How to Learn Data Science
Like music, cooking, or bear wrestling, you have to learn data science by doing data science. What this means is that you need to spend time solving data problems with the appropriate tools.
I recommend taking a project-based approach which broadly covers data cleaning, analysis, and visualization. Popular data science libraries like sklearn feature built-in datasets with which you can practice doing exploratory data analysis, predictive modeling, and visualization. Or you can always find a dataset somewhere online to work with!
The most important thing is to find something you’re interested in accomplishing and taking a data-centric approach to it.
Which Languages Are Good for Data Science?
If you dig into data science a little bit, you’ll see that there are two major languages and several more minor languages which nearly everyone agrees are the standard toolkit.

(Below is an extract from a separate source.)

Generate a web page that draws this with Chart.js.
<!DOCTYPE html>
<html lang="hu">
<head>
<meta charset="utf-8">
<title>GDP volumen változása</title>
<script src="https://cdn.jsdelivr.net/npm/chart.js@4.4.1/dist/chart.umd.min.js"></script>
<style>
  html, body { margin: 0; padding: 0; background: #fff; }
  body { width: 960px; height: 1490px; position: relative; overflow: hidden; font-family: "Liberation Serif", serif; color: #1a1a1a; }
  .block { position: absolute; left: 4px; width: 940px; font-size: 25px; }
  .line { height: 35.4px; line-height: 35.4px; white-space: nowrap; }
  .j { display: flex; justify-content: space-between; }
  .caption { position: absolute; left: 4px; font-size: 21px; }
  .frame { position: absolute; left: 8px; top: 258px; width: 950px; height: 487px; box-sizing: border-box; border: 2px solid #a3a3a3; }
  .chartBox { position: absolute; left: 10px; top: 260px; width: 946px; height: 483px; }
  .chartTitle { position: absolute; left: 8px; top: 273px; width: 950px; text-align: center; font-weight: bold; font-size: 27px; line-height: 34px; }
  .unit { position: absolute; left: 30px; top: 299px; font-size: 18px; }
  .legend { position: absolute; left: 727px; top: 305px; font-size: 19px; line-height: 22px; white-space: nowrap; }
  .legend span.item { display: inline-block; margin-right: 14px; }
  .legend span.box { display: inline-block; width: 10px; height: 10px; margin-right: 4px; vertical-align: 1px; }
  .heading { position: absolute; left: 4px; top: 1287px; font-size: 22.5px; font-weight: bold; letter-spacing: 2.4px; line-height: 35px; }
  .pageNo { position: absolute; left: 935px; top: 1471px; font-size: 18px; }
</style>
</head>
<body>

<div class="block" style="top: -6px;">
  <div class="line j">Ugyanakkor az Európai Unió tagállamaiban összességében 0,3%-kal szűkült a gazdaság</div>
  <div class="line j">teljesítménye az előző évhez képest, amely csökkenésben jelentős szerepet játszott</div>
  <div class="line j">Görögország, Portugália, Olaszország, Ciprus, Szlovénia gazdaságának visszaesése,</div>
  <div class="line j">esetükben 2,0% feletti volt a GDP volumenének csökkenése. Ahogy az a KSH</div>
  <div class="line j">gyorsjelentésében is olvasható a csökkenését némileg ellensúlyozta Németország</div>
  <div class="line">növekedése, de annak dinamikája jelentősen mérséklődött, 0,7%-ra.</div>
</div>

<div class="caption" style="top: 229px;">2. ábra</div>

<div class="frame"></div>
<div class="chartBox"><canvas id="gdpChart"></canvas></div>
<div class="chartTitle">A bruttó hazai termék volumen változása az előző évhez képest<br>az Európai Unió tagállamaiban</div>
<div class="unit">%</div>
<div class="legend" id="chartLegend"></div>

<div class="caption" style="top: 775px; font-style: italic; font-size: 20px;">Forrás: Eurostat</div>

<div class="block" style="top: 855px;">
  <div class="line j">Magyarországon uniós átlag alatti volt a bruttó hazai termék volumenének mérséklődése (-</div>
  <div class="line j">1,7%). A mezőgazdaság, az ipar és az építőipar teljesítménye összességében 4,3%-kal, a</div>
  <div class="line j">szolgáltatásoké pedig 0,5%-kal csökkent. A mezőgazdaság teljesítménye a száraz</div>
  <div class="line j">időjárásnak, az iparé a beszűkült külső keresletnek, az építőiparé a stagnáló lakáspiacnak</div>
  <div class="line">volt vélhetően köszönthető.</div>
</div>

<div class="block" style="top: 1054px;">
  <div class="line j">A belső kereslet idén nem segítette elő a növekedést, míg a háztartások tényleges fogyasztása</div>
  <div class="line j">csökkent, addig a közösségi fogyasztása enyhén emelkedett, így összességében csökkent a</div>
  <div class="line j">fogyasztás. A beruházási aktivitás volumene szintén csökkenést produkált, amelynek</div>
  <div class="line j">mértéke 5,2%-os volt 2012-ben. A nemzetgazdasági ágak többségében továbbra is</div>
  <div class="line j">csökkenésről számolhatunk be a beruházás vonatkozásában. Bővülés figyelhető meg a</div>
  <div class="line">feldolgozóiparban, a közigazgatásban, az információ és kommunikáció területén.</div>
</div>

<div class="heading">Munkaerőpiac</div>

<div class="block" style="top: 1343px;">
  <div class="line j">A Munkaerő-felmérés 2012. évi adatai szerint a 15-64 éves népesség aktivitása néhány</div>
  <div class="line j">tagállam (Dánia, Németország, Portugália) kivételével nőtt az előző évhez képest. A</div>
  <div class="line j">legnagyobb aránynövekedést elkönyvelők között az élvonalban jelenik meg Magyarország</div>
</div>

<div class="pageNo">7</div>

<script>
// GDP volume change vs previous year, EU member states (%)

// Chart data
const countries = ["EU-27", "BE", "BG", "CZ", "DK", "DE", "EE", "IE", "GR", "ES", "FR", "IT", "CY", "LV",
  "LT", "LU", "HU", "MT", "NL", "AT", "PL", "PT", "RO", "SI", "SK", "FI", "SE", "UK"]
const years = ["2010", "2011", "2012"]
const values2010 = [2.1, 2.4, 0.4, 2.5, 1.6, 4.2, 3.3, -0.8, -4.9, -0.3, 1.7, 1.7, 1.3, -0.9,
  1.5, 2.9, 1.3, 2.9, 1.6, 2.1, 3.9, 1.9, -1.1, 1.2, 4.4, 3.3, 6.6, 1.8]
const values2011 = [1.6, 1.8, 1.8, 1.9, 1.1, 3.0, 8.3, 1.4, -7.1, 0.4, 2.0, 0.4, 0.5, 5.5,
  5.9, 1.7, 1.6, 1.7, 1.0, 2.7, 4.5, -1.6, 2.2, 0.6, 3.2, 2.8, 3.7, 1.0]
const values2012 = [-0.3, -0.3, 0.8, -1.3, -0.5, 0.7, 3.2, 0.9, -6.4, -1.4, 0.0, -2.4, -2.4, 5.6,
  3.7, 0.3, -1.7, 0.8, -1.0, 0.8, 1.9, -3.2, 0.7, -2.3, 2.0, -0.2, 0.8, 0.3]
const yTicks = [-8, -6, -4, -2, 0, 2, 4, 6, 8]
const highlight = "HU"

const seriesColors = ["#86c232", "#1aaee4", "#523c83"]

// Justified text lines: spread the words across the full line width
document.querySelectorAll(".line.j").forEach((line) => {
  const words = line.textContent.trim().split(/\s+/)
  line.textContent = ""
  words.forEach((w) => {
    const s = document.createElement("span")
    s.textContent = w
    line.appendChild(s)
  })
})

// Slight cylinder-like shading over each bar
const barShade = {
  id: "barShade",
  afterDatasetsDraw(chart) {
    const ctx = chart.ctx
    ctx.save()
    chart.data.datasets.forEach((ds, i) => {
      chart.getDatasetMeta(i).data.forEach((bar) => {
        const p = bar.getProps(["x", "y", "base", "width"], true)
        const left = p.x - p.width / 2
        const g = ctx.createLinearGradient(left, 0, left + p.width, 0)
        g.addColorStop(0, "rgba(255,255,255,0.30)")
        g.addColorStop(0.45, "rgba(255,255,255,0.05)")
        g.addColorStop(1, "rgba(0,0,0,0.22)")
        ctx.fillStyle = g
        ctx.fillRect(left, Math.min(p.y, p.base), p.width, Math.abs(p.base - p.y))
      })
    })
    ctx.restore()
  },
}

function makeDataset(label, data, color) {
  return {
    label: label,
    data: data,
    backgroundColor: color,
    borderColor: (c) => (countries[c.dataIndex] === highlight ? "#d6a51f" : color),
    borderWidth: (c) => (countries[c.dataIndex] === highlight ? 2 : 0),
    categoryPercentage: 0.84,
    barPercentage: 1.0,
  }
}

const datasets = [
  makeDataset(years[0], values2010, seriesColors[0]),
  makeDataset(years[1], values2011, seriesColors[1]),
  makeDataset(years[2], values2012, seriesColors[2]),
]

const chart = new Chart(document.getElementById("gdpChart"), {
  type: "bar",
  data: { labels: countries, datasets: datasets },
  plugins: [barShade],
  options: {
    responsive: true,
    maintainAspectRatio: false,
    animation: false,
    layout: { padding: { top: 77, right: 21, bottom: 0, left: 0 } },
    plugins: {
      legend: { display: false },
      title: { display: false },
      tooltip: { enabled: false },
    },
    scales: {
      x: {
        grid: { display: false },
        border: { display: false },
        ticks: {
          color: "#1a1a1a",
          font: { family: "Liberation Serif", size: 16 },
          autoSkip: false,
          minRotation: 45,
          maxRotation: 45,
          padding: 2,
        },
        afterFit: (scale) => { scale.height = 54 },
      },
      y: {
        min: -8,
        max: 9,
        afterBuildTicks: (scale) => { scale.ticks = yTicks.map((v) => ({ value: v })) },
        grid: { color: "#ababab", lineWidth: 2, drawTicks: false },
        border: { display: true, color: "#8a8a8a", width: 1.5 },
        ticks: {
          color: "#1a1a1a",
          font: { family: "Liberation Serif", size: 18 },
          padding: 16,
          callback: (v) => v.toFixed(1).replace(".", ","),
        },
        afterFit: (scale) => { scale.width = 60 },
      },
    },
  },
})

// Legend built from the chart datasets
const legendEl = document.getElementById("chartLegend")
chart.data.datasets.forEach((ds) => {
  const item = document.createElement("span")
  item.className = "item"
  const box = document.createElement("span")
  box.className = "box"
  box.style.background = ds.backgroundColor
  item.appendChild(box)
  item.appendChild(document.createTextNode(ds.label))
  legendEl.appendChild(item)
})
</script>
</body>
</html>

Python is by far the most popular language in the industry; I’m a professional data scientist who went to a data science bootcamp, and every single person I know in this field uses Python every day.

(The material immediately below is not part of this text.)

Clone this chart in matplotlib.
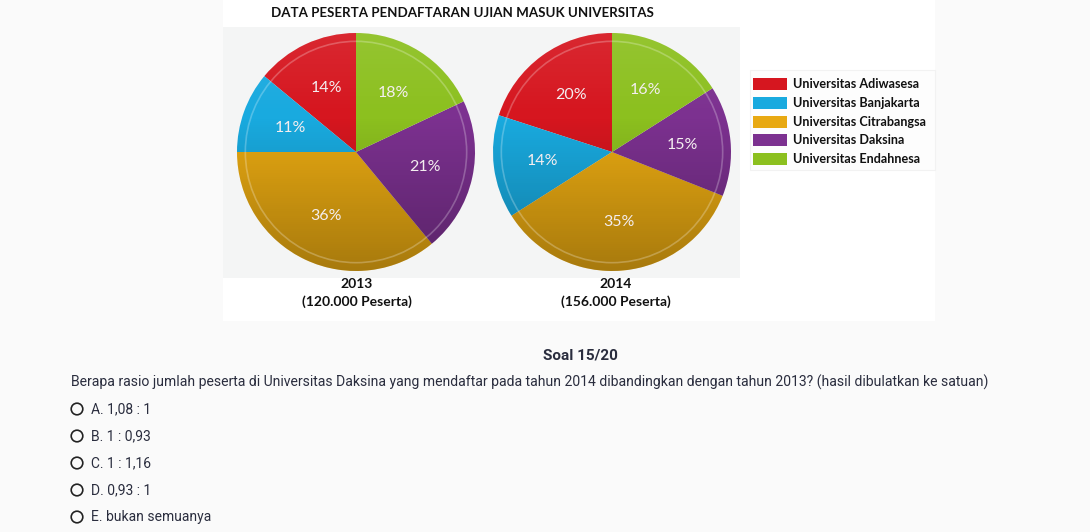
import matplotlib
matplotlib.use("Agg")
import matplotlib.pyplot as plt
import matplotlib.patches as mpatches
import numpy as np

# ---- data ----
universities = ["Universitas Adiwasesa", "Universitas Banjakarta", "Universitas Citrabangsa",
                "Universitas Daksina", "Universitas Endahnesa"]
share_2013 = [14, 11, 36, 21, 18]
share_2014 = [20, 14, 35, 15, 16]
years = ["2013", "2014"]
participants = ["(120.000 Peserta)", "(156.000 Peserta)"]
colors = ["#d6161f", "#19aadf", "#e8a912", "#7c3190", "#8cc01f"]
title = "DATA PESERTA PENDAFTARAN UJIAN MASUK UNIVERSITAS"
question_header = "Soal 15/20"
question = ("Berapa rasio jumlah peserta di Universitas Daksina yang mendaftar pada tahun 2014 "
            "dibandingkan dengan tahun 2013? (hasil dibulatkan ke satuan)")
options = ["A. 1,08 : 1", "B. 1 : 0,93", "C. 1 : 1,16", "D. 0,93 : 1", "E. bukan semuanya"]

W, H = 1090, 532
fig = plt.figure(figsize=(W / 100, H / 100), dpi=100)
fig.patch.set_facecolor("#fafafa")

# page-level axes in pixel coordinates
bg = fig.add_axes([0, 0, 1, 1])
bg.set_xlim(0, W)
bg.set_ylim(H, 0)
bg.axis("off")
bg.add_patch(mpatches.Rectangle((223, 0), 712, 321, facecolor="white", edgecolor="none"))
bg.add_patch(mpatches.Rectangle((223, 27), 517, 251, facecolor="#f4f5f5", edgecolor="none"))

chart_font = ["Lato", "DejaVu Sans"]
bg.text(462, 13, title, ha="center", va="center", fontsize=9.6, fontweight="bold",
        family=chart_font, color="#111111")

# pies
def px_axes(cx, cy, r):
    return fig.add_axes([(cx - r) / W, (H - cy - r) / H, 2 * r / W, 2 * r / H])

grad = np.zeros((256, 1, 4))
t = np.linspace(0, 1, 256)[:, None]
grad[..., 0:3] = np.where(t < 0.35, 1.0, 0.0)[..., None] * np.ones(3)
alpha = np.where(t[:, 0] < 0.35, 0.08 * (0.35 - t[:, 0]) / 0.35, 0.28 * (t[:, 0] - 0.35) / 0.65)
grad[:, 0, 3] = alpha

centers = [(356, 152), (612, 152)]
label_x = [357, 616]
R = 119
for (cx, cy), lx, shares, yr, part in zip(centers, label_x, [share_2013, share_2014], years, participants):
    ax = px_axes(cx, cy, R)
    wedges, texts, autotexts = ax.pie(shares, colors=colors, startangle=90, counterclock=True,
                                      autopct="%d%%", pctdistance=0.59,
                                      textprops=dict(color="#f4eef0", fontsize=11.5, family=chart_font))
    im = ax.imshow(grad, extent=[-1, 1, -1, 1], aspect="auto", zorder=3)
    im.set_clip_path(mpatches.Circle((0, 0), 1, transform=ax.transData))
    ax.add_patch(mpatches.Circle((0, 0), 0.93, fill=False, edgecolor="white", alpha=0.25, lw=1.2, zorder=4))
    for at in autotexts:
        at.set_zorder(5)
    ax.set_xlim(-1, 1)
    ax.set_ylim(-1, 1)
    ax.set_aspect("equal")
    ax.axis("off")
    bg.text(lx, 284, yr, ha="center", va="center", fontsize=10, fontweight="bold",
            family=chart_font, color="#111111")
    bg.text(lx, 302, part, ha="center", va="center", fontsize=10, fontweight="bold",
            family=chart_font, color="#111111")

# legend
bg.add_patch(mpatches.Rectangle((750, 70), 185, 100, facecolor="#fdfdfd", edgecolor="#f2f2f2", lw=0.8))
ys = [84, 103, 122, 140, 159]
for name, c, y in zip(universities, colors, ys):
    bg.add_patch(mpatches.Rectangle((753, y - 6), 34, 12, facecolor=c, edgecolor="none"))
    bg.text(793, y, name, ha="left", va="center", fontsize=9.1, fontweight="bold",
            family=chart_font, color="#111111")

# question area
qcolor = "#2a2d3e"
qfont = ["Roboto", "DejaVu Sans"]
bg.text(580, 355, question_header, ha="center", va="center", fontsize=11, fontweight="bold",
        family=qfont, color=qcolor)
bg.text(71, 382, question, ha="left", va="center", fontsize=10.08,
        family=qfont, color=qcolor)
oys = [409, 436, 463, 490, 517]
for opt, y in zip(options, oys):
    bg.add_patch(mpatches.Circle((77, y), 5.8, fill=False, edgecolor="#222222", lw=1.2))
    bg.text(91, y, opt, ha="left", va="center", fontsize=10,
            family=qfont, color=qcolor)

fig.savefig("out.png", dpi=100, facecolor=fig.get_facecolor())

R is a popular open source language used in academia, machine learning, and statistical computing. There are quite a lot of books and tutorials written with R, and many of the best books on forecasting have all of their coding examples in R.
SQL, or structured query language, is definitely required for data science practitioners. SQL is less like Python or R and more of a way of talking to databases. It lets you grab rows and columns of data you need from a place like MongoDB or Postgresql, perform simple transformations on the data, and otherwise do what is considered ‘data engineering’.
Scala is a popular alternative to Python. Being general-purpose, it’s flexible enough to do anything you’ll need in your career as a data scientist, and being open-source, you know there’s a large and robust community around it. This matters a lot when you have questions about a problem, which will be every day.
As its name (which stands for ‘scalable language’) indicates, it’s built for speed over large datasets. As ‘big’ data gets even bigger, this will become more important.
Which Language Should I Learn for Data Science?
This depends a lot on what you’re trying to do, but it’s hard to go wrong with learning Python and SQL first. Once you’ve picked those two up, you can consider acquiring R and Scala. Not only will you be equipped with the languages used by most of the industry, having already learned two languages will make learning the other two more easier.